> Short task
Locate each line holding the string "chart" and copy it.

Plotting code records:
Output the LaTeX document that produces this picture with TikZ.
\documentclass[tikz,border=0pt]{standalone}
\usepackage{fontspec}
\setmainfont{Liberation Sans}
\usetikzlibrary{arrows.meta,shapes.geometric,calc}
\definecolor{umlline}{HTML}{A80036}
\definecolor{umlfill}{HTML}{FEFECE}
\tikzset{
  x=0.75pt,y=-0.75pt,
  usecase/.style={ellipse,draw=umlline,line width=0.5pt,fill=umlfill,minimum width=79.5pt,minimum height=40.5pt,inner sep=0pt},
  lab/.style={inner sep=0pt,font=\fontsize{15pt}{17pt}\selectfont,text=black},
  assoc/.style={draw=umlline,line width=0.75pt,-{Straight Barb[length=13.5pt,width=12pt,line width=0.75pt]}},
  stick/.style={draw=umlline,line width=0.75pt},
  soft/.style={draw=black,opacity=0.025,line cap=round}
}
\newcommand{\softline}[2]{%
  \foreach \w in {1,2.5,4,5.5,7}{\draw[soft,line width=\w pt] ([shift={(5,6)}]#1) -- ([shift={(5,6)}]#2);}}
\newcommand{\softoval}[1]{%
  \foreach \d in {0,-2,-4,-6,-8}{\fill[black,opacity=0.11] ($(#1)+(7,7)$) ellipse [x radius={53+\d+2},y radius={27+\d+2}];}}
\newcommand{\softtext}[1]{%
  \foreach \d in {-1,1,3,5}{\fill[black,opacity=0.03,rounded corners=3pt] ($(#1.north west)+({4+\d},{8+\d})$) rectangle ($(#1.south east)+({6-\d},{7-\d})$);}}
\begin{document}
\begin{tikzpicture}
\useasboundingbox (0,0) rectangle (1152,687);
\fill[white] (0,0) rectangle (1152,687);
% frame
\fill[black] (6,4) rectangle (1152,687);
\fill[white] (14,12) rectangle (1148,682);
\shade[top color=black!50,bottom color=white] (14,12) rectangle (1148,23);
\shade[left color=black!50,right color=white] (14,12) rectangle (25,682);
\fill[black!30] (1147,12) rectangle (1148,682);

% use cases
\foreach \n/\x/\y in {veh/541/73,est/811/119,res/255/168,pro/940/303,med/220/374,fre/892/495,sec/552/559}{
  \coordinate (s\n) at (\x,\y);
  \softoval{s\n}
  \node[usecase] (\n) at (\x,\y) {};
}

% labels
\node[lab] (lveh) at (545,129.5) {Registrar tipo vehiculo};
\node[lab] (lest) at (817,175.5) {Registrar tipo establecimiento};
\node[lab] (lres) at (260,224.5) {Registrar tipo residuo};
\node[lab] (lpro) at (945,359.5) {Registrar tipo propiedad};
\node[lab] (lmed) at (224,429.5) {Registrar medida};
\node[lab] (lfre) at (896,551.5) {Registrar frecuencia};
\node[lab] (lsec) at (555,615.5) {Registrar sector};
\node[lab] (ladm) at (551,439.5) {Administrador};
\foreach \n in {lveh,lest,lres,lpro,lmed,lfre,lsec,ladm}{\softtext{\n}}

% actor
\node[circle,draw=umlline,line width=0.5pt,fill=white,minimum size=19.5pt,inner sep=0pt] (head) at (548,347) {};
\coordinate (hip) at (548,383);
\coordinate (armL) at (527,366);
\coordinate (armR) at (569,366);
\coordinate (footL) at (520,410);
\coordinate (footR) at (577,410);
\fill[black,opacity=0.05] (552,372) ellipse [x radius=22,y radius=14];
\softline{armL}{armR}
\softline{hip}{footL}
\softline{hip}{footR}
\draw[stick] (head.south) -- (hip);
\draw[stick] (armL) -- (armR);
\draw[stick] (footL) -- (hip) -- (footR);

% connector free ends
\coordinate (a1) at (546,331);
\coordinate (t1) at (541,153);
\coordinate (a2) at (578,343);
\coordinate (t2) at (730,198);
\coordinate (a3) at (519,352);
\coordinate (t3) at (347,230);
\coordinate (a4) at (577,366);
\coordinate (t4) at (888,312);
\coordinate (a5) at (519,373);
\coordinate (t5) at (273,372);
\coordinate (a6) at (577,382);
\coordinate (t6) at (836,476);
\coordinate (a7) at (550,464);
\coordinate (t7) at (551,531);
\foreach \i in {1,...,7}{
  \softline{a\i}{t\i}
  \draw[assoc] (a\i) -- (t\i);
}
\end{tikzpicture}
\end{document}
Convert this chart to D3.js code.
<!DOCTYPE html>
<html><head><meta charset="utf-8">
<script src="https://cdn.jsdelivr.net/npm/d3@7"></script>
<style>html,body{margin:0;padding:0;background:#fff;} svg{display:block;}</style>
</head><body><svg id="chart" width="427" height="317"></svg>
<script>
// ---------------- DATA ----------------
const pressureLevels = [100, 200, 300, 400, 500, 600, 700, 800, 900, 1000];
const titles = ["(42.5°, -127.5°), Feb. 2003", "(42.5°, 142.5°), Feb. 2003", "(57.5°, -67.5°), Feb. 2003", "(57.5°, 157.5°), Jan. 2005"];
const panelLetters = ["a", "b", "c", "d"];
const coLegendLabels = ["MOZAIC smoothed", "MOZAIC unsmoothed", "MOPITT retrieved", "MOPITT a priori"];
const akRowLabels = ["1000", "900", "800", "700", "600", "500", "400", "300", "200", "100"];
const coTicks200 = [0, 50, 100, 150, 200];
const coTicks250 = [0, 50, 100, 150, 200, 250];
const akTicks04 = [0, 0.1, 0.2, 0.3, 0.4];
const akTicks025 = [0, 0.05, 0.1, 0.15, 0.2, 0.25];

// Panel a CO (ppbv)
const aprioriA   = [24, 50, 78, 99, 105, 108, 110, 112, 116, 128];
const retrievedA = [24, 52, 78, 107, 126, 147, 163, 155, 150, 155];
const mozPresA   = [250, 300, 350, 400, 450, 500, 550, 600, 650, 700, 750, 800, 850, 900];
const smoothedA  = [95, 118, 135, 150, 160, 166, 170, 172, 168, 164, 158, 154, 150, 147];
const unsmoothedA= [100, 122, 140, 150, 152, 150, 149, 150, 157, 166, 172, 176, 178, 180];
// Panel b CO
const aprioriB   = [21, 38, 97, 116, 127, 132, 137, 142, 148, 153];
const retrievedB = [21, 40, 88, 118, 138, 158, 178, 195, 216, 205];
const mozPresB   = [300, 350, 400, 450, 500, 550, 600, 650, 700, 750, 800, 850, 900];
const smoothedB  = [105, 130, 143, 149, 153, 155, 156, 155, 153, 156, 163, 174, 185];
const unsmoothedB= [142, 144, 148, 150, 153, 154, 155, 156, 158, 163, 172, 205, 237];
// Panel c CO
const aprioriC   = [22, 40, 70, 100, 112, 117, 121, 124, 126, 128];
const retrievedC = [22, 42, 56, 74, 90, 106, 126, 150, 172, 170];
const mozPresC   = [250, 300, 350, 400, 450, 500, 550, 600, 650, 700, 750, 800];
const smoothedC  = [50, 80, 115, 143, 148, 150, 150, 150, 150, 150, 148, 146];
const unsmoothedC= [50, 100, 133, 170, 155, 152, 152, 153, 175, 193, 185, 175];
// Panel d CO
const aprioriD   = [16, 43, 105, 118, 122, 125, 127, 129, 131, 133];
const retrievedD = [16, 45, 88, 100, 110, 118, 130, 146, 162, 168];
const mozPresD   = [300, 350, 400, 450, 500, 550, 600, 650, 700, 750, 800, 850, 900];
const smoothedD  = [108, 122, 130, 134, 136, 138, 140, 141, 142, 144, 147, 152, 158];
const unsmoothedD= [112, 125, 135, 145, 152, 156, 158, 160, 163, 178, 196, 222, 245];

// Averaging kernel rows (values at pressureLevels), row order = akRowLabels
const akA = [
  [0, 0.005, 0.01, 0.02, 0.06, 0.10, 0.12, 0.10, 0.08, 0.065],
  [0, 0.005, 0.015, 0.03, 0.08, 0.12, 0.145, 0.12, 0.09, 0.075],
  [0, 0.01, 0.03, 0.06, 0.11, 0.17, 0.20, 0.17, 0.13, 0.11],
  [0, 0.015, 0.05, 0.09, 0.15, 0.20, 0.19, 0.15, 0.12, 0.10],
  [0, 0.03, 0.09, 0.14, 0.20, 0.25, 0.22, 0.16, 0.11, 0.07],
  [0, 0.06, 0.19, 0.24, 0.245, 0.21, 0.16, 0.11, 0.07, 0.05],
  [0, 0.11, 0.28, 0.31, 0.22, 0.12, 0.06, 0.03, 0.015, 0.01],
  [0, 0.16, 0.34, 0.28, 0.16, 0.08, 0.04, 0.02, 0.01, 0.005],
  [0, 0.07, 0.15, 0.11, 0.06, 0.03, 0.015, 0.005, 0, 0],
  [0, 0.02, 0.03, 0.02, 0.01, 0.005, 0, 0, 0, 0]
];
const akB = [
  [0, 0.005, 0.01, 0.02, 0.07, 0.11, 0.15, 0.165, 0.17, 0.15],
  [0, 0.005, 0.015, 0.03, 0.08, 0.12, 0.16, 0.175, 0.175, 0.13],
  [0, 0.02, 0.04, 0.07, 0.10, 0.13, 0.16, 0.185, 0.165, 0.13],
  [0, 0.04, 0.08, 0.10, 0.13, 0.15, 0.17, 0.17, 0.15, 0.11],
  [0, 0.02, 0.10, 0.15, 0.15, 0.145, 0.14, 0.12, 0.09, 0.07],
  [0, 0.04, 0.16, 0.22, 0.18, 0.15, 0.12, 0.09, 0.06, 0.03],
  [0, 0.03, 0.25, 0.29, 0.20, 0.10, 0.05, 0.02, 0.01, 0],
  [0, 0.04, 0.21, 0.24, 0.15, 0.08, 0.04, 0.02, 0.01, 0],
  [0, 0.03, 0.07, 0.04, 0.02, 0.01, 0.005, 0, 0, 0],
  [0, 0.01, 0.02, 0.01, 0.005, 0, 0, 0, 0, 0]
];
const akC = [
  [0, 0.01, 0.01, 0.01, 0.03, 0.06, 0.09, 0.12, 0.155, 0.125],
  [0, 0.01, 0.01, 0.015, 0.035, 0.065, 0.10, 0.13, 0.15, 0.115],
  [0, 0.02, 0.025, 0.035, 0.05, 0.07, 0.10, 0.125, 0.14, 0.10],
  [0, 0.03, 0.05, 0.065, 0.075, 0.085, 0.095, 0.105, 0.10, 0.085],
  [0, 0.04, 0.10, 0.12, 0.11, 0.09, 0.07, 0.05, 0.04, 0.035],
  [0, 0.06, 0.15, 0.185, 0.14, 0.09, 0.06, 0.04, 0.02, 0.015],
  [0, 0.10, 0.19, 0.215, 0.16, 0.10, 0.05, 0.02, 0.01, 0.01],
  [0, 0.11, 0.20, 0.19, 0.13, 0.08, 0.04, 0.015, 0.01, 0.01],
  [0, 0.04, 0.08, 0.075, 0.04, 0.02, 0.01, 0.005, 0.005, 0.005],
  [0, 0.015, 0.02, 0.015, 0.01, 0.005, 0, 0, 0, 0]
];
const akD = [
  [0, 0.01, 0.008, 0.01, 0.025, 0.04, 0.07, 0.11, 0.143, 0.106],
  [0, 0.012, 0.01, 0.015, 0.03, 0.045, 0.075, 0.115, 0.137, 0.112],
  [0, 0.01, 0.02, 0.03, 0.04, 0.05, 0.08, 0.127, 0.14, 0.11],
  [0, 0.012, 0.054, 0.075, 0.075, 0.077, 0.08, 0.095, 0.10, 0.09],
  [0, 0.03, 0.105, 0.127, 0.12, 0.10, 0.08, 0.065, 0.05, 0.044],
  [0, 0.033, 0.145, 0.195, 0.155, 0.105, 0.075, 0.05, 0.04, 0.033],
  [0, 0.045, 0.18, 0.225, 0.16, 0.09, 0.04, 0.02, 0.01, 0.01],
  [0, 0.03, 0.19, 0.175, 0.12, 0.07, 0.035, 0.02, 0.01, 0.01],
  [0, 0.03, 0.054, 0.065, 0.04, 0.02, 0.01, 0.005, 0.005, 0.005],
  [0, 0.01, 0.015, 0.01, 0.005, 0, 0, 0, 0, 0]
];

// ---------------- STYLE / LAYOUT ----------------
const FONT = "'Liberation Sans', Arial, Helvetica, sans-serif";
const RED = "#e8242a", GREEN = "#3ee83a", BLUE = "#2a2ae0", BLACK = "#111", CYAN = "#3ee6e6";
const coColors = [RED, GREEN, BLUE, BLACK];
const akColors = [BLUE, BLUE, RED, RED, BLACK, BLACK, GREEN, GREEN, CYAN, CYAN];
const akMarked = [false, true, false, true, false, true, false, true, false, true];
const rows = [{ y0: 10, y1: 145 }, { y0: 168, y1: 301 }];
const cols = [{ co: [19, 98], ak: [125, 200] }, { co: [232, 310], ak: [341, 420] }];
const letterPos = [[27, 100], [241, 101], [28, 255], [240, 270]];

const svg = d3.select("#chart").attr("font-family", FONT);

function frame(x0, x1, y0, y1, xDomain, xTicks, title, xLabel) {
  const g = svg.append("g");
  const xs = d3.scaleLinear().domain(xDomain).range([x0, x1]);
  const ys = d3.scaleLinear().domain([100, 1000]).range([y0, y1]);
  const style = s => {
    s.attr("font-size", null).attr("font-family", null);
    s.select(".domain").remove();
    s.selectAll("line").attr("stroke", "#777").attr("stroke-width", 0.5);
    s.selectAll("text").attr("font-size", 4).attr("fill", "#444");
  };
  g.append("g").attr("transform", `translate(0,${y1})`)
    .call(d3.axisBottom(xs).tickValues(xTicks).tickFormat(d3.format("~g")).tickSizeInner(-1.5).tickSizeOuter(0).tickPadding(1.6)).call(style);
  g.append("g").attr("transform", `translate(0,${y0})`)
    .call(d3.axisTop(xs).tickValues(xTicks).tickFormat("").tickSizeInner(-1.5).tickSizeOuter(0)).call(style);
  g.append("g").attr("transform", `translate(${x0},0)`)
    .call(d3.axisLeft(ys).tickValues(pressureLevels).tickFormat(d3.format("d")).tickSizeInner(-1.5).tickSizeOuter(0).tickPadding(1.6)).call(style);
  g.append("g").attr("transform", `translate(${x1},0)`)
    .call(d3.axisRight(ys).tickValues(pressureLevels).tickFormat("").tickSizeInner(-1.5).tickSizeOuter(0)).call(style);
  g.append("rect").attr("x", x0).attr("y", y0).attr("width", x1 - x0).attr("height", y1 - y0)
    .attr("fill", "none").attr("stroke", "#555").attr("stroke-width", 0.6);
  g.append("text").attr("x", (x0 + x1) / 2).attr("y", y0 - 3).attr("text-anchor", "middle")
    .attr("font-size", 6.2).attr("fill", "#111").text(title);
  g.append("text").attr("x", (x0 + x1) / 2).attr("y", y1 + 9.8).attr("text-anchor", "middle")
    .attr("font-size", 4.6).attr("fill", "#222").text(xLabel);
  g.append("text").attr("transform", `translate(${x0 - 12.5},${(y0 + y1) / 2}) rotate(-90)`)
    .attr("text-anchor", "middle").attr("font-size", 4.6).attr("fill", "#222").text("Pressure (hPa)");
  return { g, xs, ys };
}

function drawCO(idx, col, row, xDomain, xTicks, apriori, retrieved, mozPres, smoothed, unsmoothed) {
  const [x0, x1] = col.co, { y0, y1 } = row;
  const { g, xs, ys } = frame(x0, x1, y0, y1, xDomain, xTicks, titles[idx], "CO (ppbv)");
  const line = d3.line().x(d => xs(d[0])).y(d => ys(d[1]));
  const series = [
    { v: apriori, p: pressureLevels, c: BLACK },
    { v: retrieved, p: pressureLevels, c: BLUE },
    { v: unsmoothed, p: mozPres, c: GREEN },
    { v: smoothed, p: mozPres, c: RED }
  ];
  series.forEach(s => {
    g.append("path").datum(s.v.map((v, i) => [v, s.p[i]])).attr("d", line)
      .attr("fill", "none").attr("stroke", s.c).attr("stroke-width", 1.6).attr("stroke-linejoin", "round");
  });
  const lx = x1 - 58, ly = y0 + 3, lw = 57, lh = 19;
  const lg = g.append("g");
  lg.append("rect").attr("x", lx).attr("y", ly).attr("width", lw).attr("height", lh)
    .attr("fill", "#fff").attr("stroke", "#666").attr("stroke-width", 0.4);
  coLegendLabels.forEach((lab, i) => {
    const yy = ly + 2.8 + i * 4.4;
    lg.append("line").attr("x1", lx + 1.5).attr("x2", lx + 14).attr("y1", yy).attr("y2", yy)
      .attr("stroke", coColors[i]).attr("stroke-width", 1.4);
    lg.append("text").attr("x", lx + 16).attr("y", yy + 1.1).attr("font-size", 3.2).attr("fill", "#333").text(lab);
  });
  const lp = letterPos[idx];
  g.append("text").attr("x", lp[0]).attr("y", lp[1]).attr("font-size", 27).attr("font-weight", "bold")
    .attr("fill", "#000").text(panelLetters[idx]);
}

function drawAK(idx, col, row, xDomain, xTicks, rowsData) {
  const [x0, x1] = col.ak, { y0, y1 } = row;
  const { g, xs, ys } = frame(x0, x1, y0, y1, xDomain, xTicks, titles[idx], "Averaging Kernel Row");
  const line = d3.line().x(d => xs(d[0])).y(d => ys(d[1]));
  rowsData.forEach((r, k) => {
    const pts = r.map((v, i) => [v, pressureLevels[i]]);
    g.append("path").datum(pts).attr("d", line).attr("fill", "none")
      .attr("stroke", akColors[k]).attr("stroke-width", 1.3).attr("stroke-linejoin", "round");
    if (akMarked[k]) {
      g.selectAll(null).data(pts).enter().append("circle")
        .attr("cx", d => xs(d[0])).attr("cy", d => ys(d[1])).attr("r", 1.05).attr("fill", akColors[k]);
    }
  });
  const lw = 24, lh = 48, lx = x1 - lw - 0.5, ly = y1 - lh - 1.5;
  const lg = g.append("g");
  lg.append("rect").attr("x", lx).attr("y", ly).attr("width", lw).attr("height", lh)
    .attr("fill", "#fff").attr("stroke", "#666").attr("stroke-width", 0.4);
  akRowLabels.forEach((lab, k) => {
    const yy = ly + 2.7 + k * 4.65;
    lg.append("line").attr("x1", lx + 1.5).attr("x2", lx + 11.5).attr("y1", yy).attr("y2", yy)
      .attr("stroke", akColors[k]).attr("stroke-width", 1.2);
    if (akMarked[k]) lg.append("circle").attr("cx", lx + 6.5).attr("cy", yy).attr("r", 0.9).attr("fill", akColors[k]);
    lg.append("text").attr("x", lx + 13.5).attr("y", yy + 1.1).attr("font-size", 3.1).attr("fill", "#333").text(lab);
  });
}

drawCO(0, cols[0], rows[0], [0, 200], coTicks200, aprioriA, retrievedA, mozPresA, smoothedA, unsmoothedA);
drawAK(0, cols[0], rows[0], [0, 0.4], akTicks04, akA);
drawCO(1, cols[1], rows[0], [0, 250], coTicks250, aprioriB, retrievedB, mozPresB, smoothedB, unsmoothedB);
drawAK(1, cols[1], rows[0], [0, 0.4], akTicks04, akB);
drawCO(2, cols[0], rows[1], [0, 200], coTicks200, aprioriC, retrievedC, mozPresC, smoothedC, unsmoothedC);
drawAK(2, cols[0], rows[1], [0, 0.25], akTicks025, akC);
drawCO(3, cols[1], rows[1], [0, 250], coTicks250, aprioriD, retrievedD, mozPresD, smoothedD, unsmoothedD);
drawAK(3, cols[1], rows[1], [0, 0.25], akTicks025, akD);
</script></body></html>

> Answer to the exercise
Convert this chart to D3.js code.
</head><body><svg id="chart" width="427" height="317"></svg>
const svg = d3.select("#chart").attr("font-family", FONT);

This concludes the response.